Myelodysplastic syndromes are propagated by rare and distinct human cancer stem cells in vivo.
Woll PS., Kjällquist U., Chowdhury O., Doolittle H., Wedge DC., Thongjuea S., Erlandsson R., Ngara M., Anderson K., Deng Q., Mead AJ., Stenson L., Giustacchini A., Duarte S., Giannoulatou E., Taylor S., Karimi M., Scharenberg C., Mortera-Blanco T., Macaulay IC., Clark SA., Dybedal I., Josefsen D., Fenaux P., Hokland P., Holm MS., Cazzola M., Malcovati L., Tauro S., Bowen D., Boultwood J., Pellagatti A., Pimanda JE., Unnikrishnan A., Vyas P., Göhring G., Schlegelberger B., Tobiasson M., Kvalheim G., Constantinescu SN., Nerlov C., Nilsson L., Campbell PJ., Sandberg R., Papaemmanuil E., Hellström-Lindberg E., Linnarsson S., Jacobsen SE.

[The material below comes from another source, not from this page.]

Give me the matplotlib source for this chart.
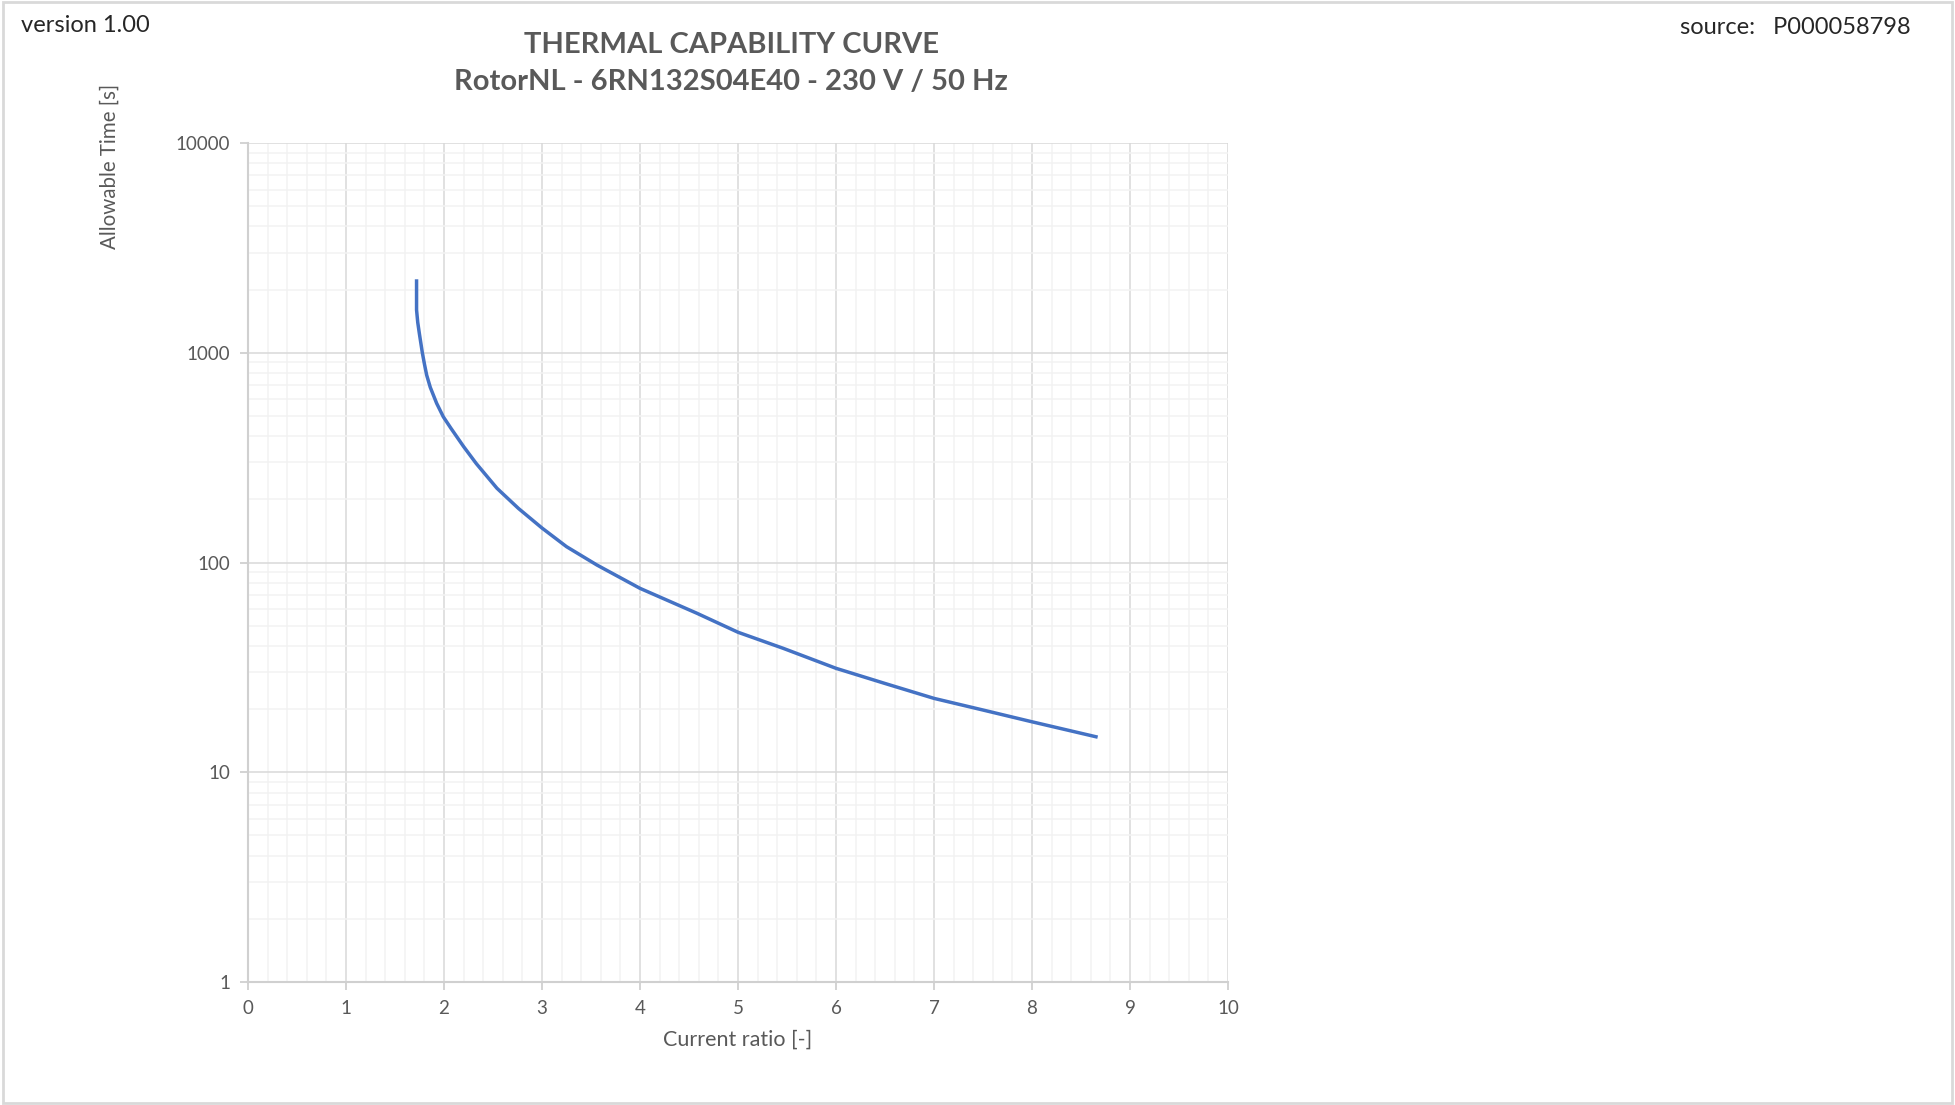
import matplotlib
matplotlib.use("Agg")
import matplotlib.pyplot as plt
from matplotlib.patches import Rectangle
from matplotlib.ticker import FixedLocator, LogLocator, NullFormatter

plt.rcParams['font.family'] = ['Lato', 'DejaVu Sans']

# curve (current ratio vs allowable time)
current_ratio = [1.72, 1.72, 1.732, 1.748, 1.779, 1.80, 1.823, 1.86, 1.925, 1.993,
                 2.07, 2.20, 2.33, 2.54, 2.76, 3.00, 3.25, 3.56, 4.00, 4.58, 5.00,
                 5.46, 6.00, 6.50, 7.00, 7.50, 8.00, 8.67]
allowable_time = [2240, 1600, 1396, 1240, 1000, 885, 783, 684, 574, 495,
                  437, 357, 296, 226, 181, 146, 119, 97.3, 75.3, 57.3, 46.5,
                  39.0, 31.3, 26.5, 22.5, 19.8, 17.4, 14.7]

x_ticks = [0, 1, 2, 3, 4, 5, 6, 7, 8, 9, 10]
y_ticks = [1, 10, 100, 1000, 10000]
y_tick_labels = ['1', '10', '100', '1000', '10000']

title = 'THERMAL CAPABILITY CURVE\nRotorNL - 6RN132S04E40 - 230 V / 50 Hz'
grey = '#595959'

fig = plt.figure(figsize=(19.55, 11.05), dpi=100)
ax = fig.add_axes([248 / 1955, 1 - 982 / 1105, 980 / 1955, 839 / 1105])

ax.plot(current_ratio, allowable_time, color='#4472c4', linewidth=2.5,
        solid_capstyle='butt', solid_joinstyle='round', zorder=3)

ax.set_yscale('log')
ax.set_xlim(0, 10)
ax.set_ylim(1, 10000)

ax.xaxis.set_major_locator(FixedLocator(x_ticks))
ax.xaxis.set_minor_locator(FixedLocator([i * 0.2 for i in range(51)]))
ax.yaxis.set_major_locator(FixedLocator(y_ticks))
ax.yaxis.set_minor_locator(LogLocator(base=10, subs=range(2, 10)))
ax.yaxis.set_minor_formatter(NullFormatter())
ax.set_xticklabels([str(t) for t in x_ticks])
ax.set_yticklabels(y_tick_labels)

ax.grid(which='minor', color='#f2f2f2', linewidth=1.1, zorder=0)
ax.grid(which='major', color='#d9d9d9', linewidth=1.1, zorder=1)
ax.set_axisbelow(True)

for side in ['top', 'right']:
    ax.spines[side].set_visible(False)
for side in ['left', 'bottom']:
    ax.spines[side].set_color('#d0d0d0')
    ax.spines[side].set_linewidth(1.5)

ax.tick_params(which='major', direction='out', length=6, width=1.3, color='#d0d0d0',
               labelcolor=grey, labelsize=13.5, pad=7)
ax.tick_params(which='minor', length=0)

ax.set_xlabel('Current ratio [-]', color=grey, fontsize=15.5, labelpad=9)

fig.text(110 / 1955, 1 - 166 / 1105, 'Allowable Time [s]', rotation=90,
         ha='center', va='center', color=grey, fontsize=14.8)
fig.text(731 / 1955, 1 - 63.5 / 1105, title, ha='center', va='center',
         color=grey, fontsize=21, fontweight='bold', linespacing=1.5)
fig.text(21 / 1955, 1 - 25 / 1105, 'version 1.00', ha='left', va='center',
         color='#262626', fontsize=17)
fig.text(1911 / 1955, 1 - 28 / 1105, 'source:   P000058798', ha='right', va='center',
         color='#262626', fontsize=17)

# chart area border
fig.patches.append(Rectangle((0.0015, 0.002), 0.997, 0.996, transform=fig.transFigure,
                             fill=False, edgecolor='#d9d9d9', linewidth=2))

fig.savefig('out.png', dpi=100, facecolor='white')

Evidence for distinct human cancer stem cells (CSCs) remains contentious and the degree to which different cancer cells contribute to propagating malignancies in patients remains unexplored. In low- to intermediate-risk myelodysplastic syndromes (MDS), we establish the existence of rare multipotent MDS stem cells (MDS-SCs), and their hierarchical relationship to lineage-restricted MDS progenitors. All identified somatically acquired genetic lesions were backtracked to distinct MDS-SCs, establishing their distinct MDS-propagating function in vivo. In isolated del(5q)-MDS, acquisition of del(5q) preceded diverse recurrent driver mutations. Sequential analysis in del(5q)-MDS revealed genetic evolution in MDS-SCs and MDS-progenitors prior to leukemic transformation. These findings provide definitive evidence for rare human MDS-SCs in vivo, with extensive implications for the targeting of the cells required and sufficient for MDS-propagation.